Town officials have okayed a plan to make repairs to the 80-year-old water bandstand in the middle of Alton Bay.

At a recent Board of Selectmen’s meeting, Town Administrator Russell Bailey said the annual town spending plan that voters approved on Election Day included a $9,800 appropriation in the buildings & grounds budget to repair and renovate the historic bandstand.

“We’ll be doing some leveling and putting in new support beams,” Bailey told the board, “and then we’ll be doing some new decking, and (adding) new walls and a paint job.”

The selectmen raised concerns about having the project done during the summer but Bailey said he planned to put a bid out to contractors soon with the idea of having the work done over a two-or-three week period later in the autumn.

“We’ll probably be looking at doing this (so as) to be completed no later than the late fall season, around November,” Bailey explained late last week.

He said that would work best not only because it would not interfere with the busy boating season in the bay but it is also the time when the lowest water table occurs there.

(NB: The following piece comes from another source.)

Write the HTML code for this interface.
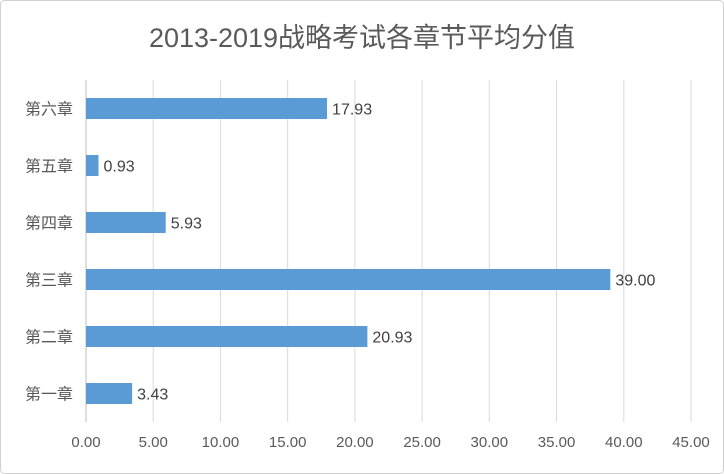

Selectman Bill Curtin asked Bailey if there could be any potential problems with pressure washing the approximately 40-square-foot bandstand and the possibility of lead paint getting into the water.

Selectmen Steve McMahon and Pat Fuller said the bandstand was last cleaned and painted about seven years ago so they did not expect there would be any problems in that regard.

Bailey added that he would make sure all possible pollution concerns were properly addressed with any prospective contractor before the bid was awarded.

Last week Bailey admitted he did not know much about the history of the bandstand.

“I know it’s built on a pile of rocks,” he laughed.

But resident Nancy Merrill is well aware of the structure’s past, partly because her father, Lester Downing, and her uncle, Edward Downing, was among the six men who built the bandstand back in the 1920s.

Documentation Merrill has indicates that the idea for building an island bandstand in the bay came from the Alton Bay Racing Association, a group of boating enthusiasts who organized speedboat and other boat races in the area.

“In 1928 the associate decide that a bandstand should be built in the Bay,” according to Merrill’s paperwork which is primarily based on a conversation with one of her mother, Aida Downing. “The bandstand would be used for two purposes: band concerts and a judging stand for races.

“The bandstand was built over a large ledge about halfway between the old railway station and Victoria Pier,” the current location of Shibley’s-at-the-Pier restaurant), according to the notes.

“During the winter months, when the ice was frozen a crib was built, filled with rocks and a foundation built over this,” it adds. “The bandstand was completed later.”

The notes indicate that “labor and materials, and the use of teams and trucks were donated by the citizens to the extent of $679.80, making the total cost of he bandstand $1,573,” the documents conclude.